§ Work to do
Your task is to give the listing below back word for word, pictures excluded.

-----

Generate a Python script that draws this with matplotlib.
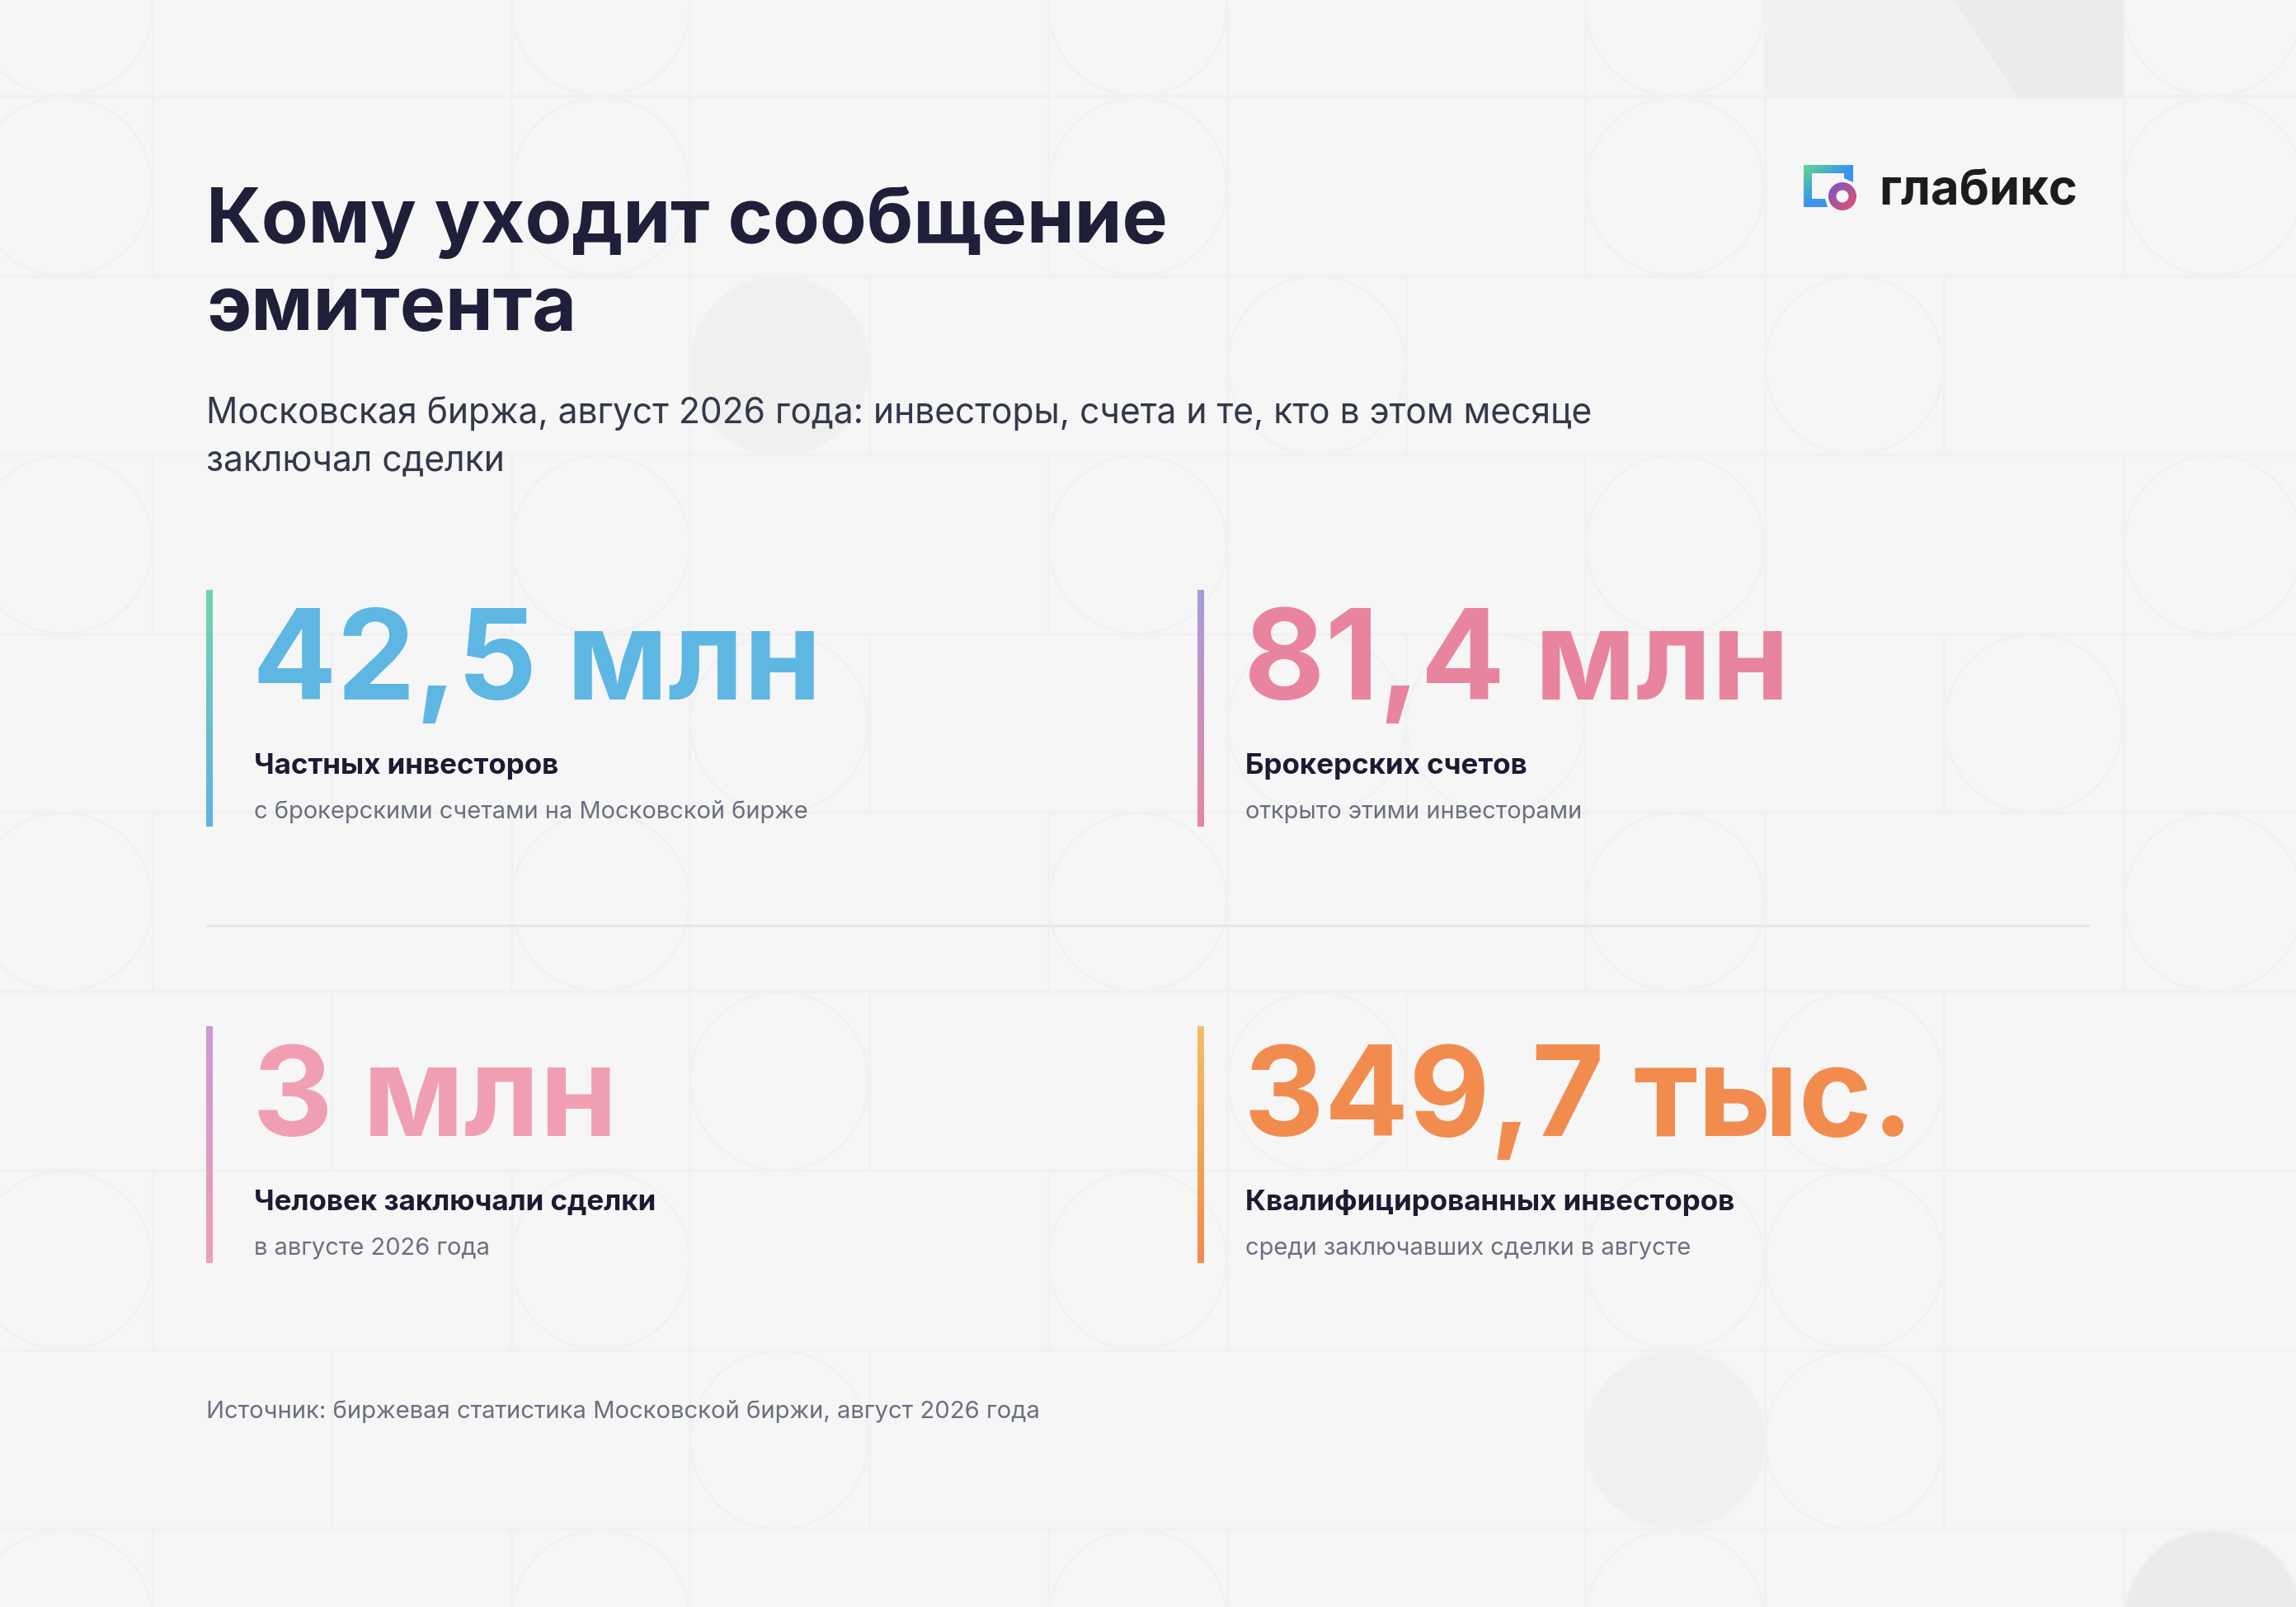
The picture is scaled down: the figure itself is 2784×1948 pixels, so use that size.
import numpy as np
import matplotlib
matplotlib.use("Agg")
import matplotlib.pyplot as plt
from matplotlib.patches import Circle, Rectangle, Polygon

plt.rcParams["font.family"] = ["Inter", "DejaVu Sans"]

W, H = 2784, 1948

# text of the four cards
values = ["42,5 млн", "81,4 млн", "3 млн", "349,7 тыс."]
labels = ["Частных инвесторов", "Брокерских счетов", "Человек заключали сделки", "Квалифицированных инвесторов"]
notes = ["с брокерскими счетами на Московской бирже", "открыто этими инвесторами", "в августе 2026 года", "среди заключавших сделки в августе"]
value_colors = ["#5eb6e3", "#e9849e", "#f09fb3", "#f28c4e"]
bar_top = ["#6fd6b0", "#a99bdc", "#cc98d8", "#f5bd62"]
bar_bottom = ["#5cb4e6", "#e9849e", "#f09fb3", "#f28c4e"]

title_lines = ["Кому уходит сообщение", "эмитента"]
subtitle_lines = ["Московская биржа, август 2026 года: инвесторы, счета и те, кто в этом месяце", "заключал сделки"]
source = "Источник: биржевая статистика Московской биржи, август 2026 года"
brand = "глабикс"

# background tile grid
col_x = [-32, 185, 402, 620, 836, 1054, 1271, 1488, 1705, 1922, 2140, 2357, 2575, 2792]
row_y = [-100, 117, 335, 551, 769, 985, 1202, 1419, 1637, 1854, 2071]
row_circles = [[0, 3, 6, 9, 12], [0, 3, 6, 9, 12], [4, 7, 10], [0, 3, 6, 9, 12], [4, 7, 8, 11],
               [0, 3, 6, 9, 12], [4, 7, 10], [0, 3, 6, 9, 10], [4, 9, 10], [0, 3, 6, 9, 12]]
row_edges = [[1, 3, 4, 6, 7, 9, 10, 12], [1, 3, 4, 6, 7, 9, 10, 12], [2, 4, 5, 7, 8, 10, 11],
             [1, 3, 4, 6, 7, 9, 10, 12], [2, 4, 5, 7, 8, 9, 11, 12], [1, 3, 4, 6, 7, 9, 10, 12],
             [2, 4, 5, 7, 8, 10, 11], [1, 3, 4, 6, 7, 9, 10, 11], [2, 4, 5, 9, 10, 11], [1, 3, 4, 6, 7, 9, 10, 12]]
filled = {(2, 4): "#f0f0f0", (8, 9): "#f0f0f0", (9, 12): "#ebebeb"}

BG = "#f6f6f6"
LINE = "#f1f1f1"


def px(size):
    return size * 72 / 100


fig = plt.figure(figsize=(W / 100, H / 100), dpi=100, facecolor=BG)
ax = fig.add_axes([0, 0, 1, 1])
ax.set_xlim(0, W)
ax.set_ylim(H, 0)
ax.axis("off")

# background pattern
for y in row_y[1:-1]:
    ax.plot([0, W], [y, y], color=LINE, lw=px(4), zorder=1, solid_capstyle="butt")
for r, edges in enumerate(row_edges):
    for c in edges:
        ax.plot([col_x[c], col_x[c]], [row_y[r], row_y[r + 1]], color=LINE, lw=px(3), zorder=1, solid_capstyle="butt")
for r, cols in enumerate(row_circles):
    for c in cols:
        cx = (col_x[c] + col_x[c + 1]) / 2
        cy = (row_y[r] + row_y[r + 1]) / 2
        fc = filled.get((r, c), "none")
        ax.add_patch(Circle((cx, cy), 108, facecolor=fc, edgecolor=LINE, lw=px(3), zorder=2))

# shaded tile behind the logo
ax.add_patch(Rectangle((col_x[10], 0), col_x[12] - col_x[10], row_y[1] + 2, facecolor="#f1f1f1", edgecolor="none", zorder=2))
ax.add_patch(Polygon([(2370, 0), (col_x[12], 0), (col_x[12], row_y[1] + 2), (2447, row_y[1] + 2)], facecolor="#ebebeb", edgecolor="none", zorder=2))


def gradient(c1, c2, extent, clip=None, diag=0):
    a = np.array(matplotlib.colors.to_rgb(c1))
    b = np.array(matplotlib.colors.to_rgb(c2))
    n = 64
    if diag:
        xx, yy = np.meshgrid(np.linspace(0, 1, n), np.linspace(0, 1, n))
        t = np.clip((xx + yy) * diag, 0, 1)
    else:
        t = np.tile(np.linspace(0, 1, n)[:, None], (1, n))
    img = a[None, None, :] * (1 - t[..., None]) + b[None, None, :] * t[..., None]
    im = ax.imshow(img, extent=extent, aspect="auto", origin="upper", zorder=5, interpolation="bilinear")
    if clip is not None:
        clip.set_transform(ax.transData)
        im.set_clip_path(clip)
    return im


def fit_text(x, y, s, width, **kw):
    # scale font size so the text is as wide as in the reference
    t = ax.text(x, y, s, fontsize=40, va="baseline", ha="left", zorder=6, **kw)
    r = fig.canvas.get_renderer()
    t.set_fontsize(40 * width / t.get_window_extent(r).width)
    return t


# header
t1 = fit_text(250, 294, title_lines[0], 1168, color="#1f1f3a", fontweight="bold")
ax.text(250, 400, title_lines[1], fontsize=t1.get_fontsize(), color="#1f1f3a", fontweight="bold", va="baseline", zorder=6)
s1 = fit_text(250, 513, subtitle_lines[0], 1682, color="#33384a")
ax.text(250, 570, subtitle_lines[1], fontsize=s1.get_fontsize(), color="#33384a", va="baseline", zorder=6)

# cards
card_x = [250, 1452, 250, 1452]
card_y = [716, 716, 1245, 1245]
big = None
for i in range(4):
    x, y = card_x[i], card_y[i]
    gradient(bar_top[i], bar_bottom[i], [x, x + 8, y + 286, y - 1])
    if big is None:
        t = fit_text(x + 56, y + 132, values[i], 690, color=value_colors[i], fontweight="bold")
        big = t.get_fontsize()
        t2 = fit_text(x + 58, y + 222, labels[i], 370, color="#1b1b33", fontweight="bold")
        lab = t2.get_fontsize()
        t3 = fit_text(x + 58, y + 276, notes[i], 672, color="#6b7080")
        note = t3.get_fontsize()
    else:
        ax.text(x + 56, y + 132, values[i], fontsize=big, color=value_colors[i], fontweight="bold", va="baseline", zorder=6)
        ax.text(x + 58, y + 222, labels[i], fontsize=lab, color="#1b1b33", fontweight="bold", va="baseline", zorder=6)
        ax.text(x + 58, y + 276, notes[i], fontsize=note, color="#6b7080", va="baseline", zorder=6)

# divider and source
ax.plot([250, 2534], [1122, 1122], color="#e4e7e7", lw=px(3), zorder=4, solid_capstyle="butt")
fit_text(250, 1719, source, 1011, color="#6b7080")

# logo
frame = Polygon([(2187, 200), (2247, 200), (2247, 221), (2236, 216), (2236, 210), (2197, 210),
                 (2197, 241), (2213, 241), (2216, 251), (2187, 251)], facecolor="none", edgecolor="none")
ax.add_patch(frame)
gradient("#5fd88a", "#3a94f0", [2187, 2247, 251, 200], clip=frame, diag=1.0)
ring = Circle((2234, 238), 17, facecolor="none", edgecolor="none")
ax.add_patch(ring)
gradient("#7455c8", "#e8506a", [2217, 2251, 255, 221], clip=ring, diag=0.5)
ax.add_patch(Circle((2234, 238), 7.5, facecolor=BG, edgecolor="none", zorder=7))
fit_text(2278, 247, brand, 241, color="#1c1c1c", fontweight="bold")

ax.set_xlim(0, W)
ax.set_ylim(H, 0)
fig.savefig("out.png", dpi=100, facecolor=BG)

-----

§ Written solution
Generate a Python script that draws this with matplotlib.
The picture is scaled down: the figure itself is 2784×1948 pixels, so use that size.
import numpy as np
import matplotlib
matplotlib.use("Agg")
import matplotlib.pyplot as plt
from matplotlib.patches import Circle, Rectangle, Polygon

plt.rcParams["font.family"] = ["Inter", "DejaVu Sans"]

W, H = 2784, 1948

# text of the four cards
values = ["42,5 млн", "81,4 млн", "3 млн", "349,7 тыс."]
labels = ["Частных инвесторов", "Брокерских счетов", "Человек заключали сделки", "Квалифицированных инвесторов"]
notes = ["с брокерскими счетами на Московской бирже", "открыто этими инвесторами", "в августе 2026 года", "среди заключавших сделки в августе"]
value_colors = ["#5eb6e3", "#e9849e", "#f09fb3", "#f28c4e"]
bar_top = ["#6fd6b0", "#a99bdc", "#cc98d8", "#f5bd62"]
bar_bottom = ["#5cb4e6", "#e9849e", "#f09fb3", "#f28c4e"]

title_lines = ["Кому уходит сообщение", "эмитента"]
subtitle_lines = ["Московская биржа, август 2026 года: инвесторы, счета и те, кто в этом месяце", "заключал сделки"]
source = "Источник: биржевая статистика Московской биржи, август 2026 года"
brand = "глабикс"

# background tile grid
col_x = [-32, 185, 402, 620, 836, 1054, 1271, 1488, 1705, 1922, 2140, 2357, 2575, 2792]
row_y = [-100, 117, 335, 551, 769, 985, 1202, 1419, 1637, 1854, 2071]
row_circles = [[0, 3, 6, 9, 12], [0, 3, 6, 9, 12], [4, 7, 10], [0, 3, 6, 9, 12], [4, 7, 8, 11],
               [0, 3, 6, 9, 12], [4, 7, 10], [0, 3, 6, 9, 10], [4, 9, 10], [0, 3, 6, 9, 12]]
row_edges = [[1, 3, 4, 6, 7, 9, 10, 12], [1, 3, 4, 6, 7, 9, 10, 12], [2, 4, 5, 7, 8, 10, 11],
             [1, 3, 4, 6, 7, 9, 10, 12], [2, 4, 5, 7, 8, 9, 11, 12], [1, 3, 4, 6, 7, 9, 10, 12],
             [2, 4, 5, 7, 8, 10, 11], [1, 3, 4, 6, 7, 9, 10, 11], [2, 4, 5, 9, 10, 11], [1, 3, 4, 6, 7, 9, 10, 12]]
filled = {(2, 4): "#f0f0f0", (8, 9): "#f0f0f0", (9, 12): "#ebebeb"}

BG = "#f6f6f6"
LINE = "#f1f1f1"


def px(size):
    return size * 72 / 100


fig = plt.figure(figsize=(W / 100, H / 100), dpi=100, facecolor=BG)
ax = fig.add_axes([0, 0, 1, 1])
ax.set_xlim(0, W)
ax.set_ylim(H, 0)
ax.axis("off")

# background pattern
for y in row_y[1:-1]:
    ax.plot([0, W], [y, y], color=LINE, lw=px(4), zorder=1, solid_capstyle="butt")
for r, edges in enumerate(row_edges):
    for c in edges:
        ax.plot([col_x[c], col_x[c]], [row_y[r], row_y[r + 1]], color=LINE, lw=px(3), zorder=1, solid_capstyle="butt")
for r, cols in enumerate(row_circles):
    for c in cols:
        cx = (col_x[c] + col_x[c + 1]) / 2
        cy = (row_y[r] + row_y[r + 1]) / 2
        fc = filled.get((r, c), "none")
        ax.add_patch(Circle((cx, cy), 108, facecolor=fc, edgecolor=LINE, lw=px(3), zorder=2))

# shaded tile behind the logo
ax.add_patch(Rectangle((col_x[10], 0), col_x[12] - col_x[10], row_y[1] + 2, facecolor="#f1f1f1", edgecolor="none", zorder=2))
ax.add_patch(Polygon([(2370, 0), (col_x[12], 0), (col_x[12], row_y[1] + 2), (2447, row_y[1] + 2)], facecolor="#ebebeb", edgecolor="none", zorder=2))


def gradient(c1, c2, extent, clip=None, diag=0):
    a = np.array(matplotlib.colors.to_rgb(c1))
    b = np.array(matplotlib.colors.to_rgb(c2))
    n = 64
    if diag:
        xx, yy = np.meshgrid(np.linspace(0, 1, n), np.linspace(0, 1, n))
        t = np.clip((xx + yy) * diag, 0, 1)
    else:
        t = np.tile(np.linspace(0, 1, n)[:, None], (1, n))
    img = a[None, None, :] * (1 - t[..., None]) + b[None, None, :] * t[..., None]
    im = ax.imshow(img, extent=extent, aspect="auto", origin="upper", zorder=5, interpolation="bilinear")
    if clip is not None:
        clip.set_transform(ax.transData)
        im.set_clip_path(clip)
    return im


def fit_text(x, y, s, width, **kw):
    # scale font size so the text is as wide as in the reference
    t = ax.text(x, y, s, fontsize=40, va="baseline", ha="left", zorder=6, **kw)
    r = fig.canvas.get_renderer()
    t.set_fontsize(40 * width / t.get_window_extent(r).width)
    return t


# header
t1 = fit_text(250, 294, title_lines[0], 1168, color="#1f1f3a", fontweight="bold")
ax.text(250, 400, title_lines[1], fontsize=t1.get_fontsize(), color="#1f1f3a", fontweight="bold", va="baseline", zorder=6)
s1 = fit_text(250, 513, subtitle_lines[0], 1682, color="#33384a")
ax.text(250, 570, subtitle_lines[1], fontsize=s1.get_fontsize(), color="#33384a", va="baseline", zorder=6)

# cards
card_x = [250, 1452, 250, 1452]
card_y = [716, 716, 1245, 1245]
big = None
for i in range(4):
    x, y = card_x[i], card_y[i]
    gradient(bar_top[i], bar_bottom[i], [x, x + 8, y + 286, y - 1])
    if big is None:
        t = fit_text(x + 56, y + 132, values[i], 690, color=value_colors[i], fontweight="bold")
        big = t.get_fontsize()
        t2 = fit_text(x + 58, y + 222, labels[i], 370, color="#1b1b33", fontweight="bold")
        lab = t2.get_fontsize()
        t3 = fit_text(x + 58, y + 276, notes[i], 672, color="#6b7080")
        note = t3.get_fontsize()
    else:
        ax.text(x + 56, y + 132, values[i], fontsize=big, color=value_colors[i], fontweight="bold", va="baseline", zorder=6)
        ax.text(x + 58, y + 222, labels[i], fontsize=lab, color="#1b1b33", fontweight="bold", va="baseline", zorder=6)
        ax.text(x + 58, y + 276, notes[i], fontsize=note, color="#6b7080", va="baseline", zorder=6)

# divider and source
ax.plot([250, 2534], [1122, 1122], color="#e4e7e7", lw=px(3), zorder=4, solid_capstyle="butt")
fit_text(250, 1719, source, 1011, color="#6b7080")

# logo
frame = Polygon([(2187, 200), (2247, 200), (2247, 221), (2236, 216), (2236, 210), (2197, 210),
                 (2197, 241), (2213, 241), (2216, 251), (2187, 251)], facecolor="none", edgecolor="none")
ax.add_patch(frame)
gradient("#5fd88a", "#3a94f0", [2187, 2247, 251, 200], clip=frame, diag=1.0)
ring = Circle((2234, 238), 17, facecolor="none", edgecolor="none")
ax.add_patch(ring)
gradient("#7455c8", "#e8506a", [2217, 2251, 255, 221], clip=ring, diag=0.5)
ax.add_patch(Circle((2234, 238), 7.5, facecolor=BG, edgecolor="none", zorder=7))
fit_text(2278, 247, brand, 241, color="#1c1c1c", fontweight="bold")

ax.set_xlim(0, W)
ax.set_ylim(H, 0)
fig.savefig("out.png", dpi=100, facecolor=BG)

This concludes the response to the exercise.